UK sprayer manufacturer, Knight Farm Machinery, unveiled a new in-house developed system that allows sprayers equipped with boom recirculation to incorporate chemical injection.

“Because established chemical injection systems are designed to inject before the spray lines, there is a significant time lag from the point of injection to the point at which the product arrives at all of the nozzles, creating a particular problem when patch-spraying”, says Brian Knight, managing director.

“With the boom recirculation systems fitted to mainstream sprayers, chemical is circulated back to the tank– but of course, unless modified this isn’t compatible with chemical injection, as the tank contents would become contaminated.

"The new Smart-Inject development overcomes this by injecting chemical at the nozzle body, so base and injected products are handled separately until the point of application, with the rates of each independently variable in real time.

"With environmental pressures driving reduced chemical use, plus optical camera systems to aid spot spraying becoming established, it makes patch and spot spraying simple.”

Smart-Inject (patent pending), harnesses the benefits of pulse-width modulation (PWM) to enable injection of chemical at the nozzle, with application rate controllable by altering the frequency of the PWM valve.

An alternative version has also been developed for use with sprayers equipped with Knight Individual Nozzle Switching (KINS).

“This can be used in conjunction with the development of optical technology that recognises green on green and green on brown imaging. Smart-Inject is retrofittable and ideal for patch spraying, avoiding the need to estimate how much chemical to pre-mix, because it is injected in real time.
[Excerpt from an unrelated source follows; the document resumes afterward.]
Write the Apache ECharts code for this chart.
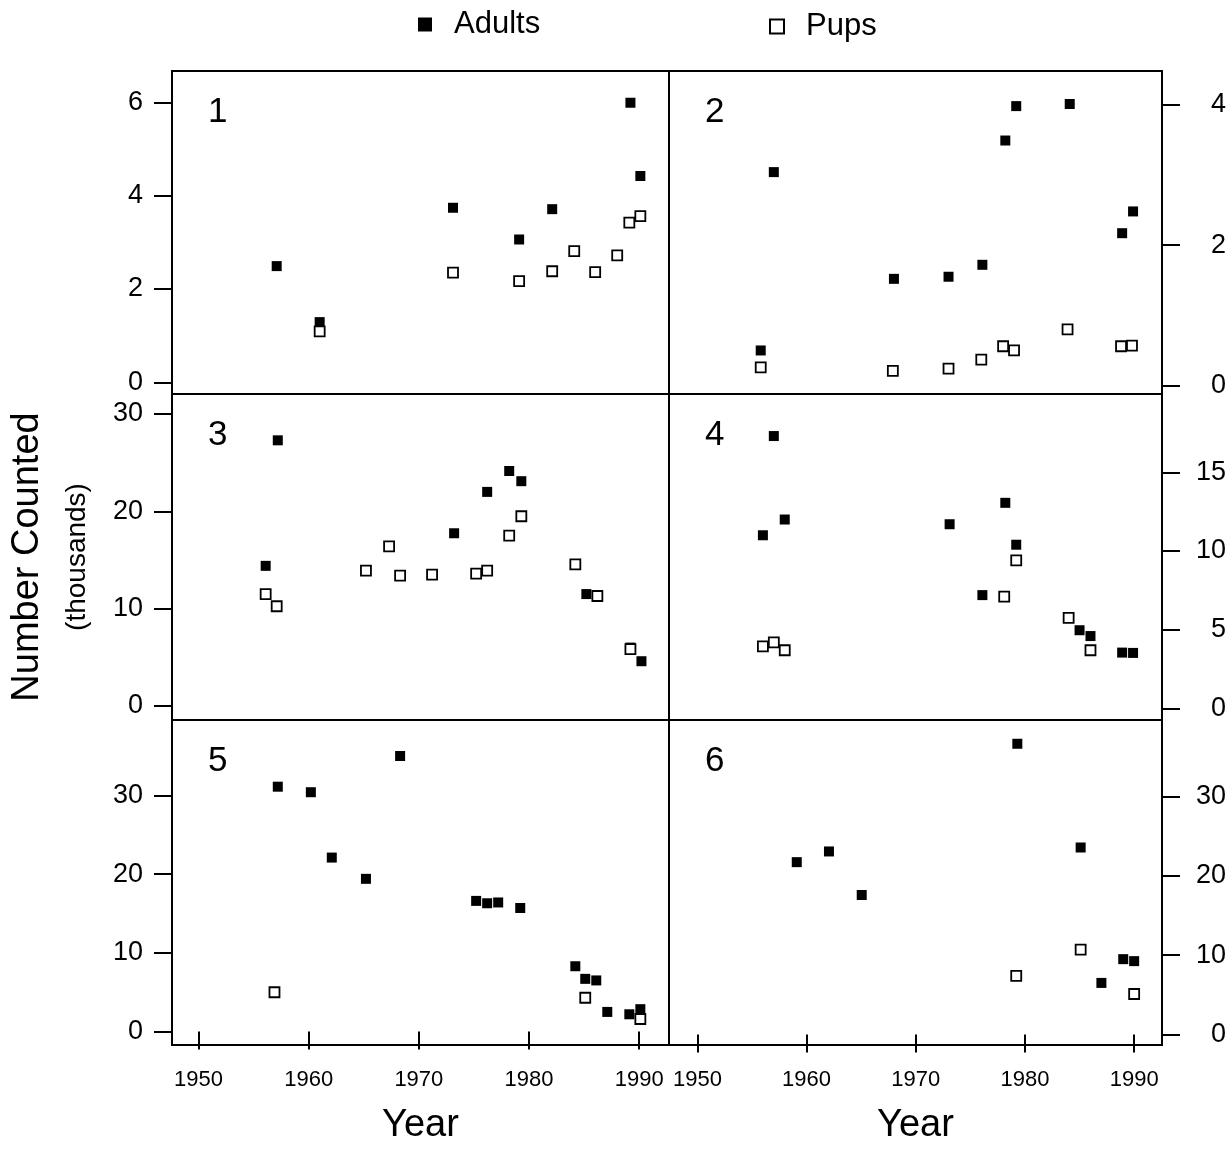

Two different tank mixes are not required.

"We intend to make Smart-Inject available through a third-party manufacturer to produce this technology for sale to sprayer makers globally,” added Brian.

New contour-following boom tech

Knight also unveiled its new Contour Master terrain-tracking technology for all Knight sprayers with tri-fold booms (30-42m), which uses four sensors across the boom in combination with advanced software to provide highly accurate contour-following.

It controls the boom height, boom levelling and variable geometry of each boom side (+/-5o) to keep the nozzles at a consistent height from the crop/ground.

It also showcased a new 6G version of Contour Master that uses six sensors and Knight’s own developments to manage additional variable geometry points between the inner and outer boom sections.

Trialled during development on both self-propelled and Trailblazer trailed sprayers, the 6G system adds full independent automatic movement of the outer boom sections to the existing boom contour-following.

These provide 8 degrees of movement at the boom ends in both upward and downward directions, to prevent outer sections fouling the ground and ensure all nozzles are kept at the required height. Contour Master 6G will also be available as an option on Knight self-propelled and Trailblazer trailed sprayers with tri-fold booms of 30m and above.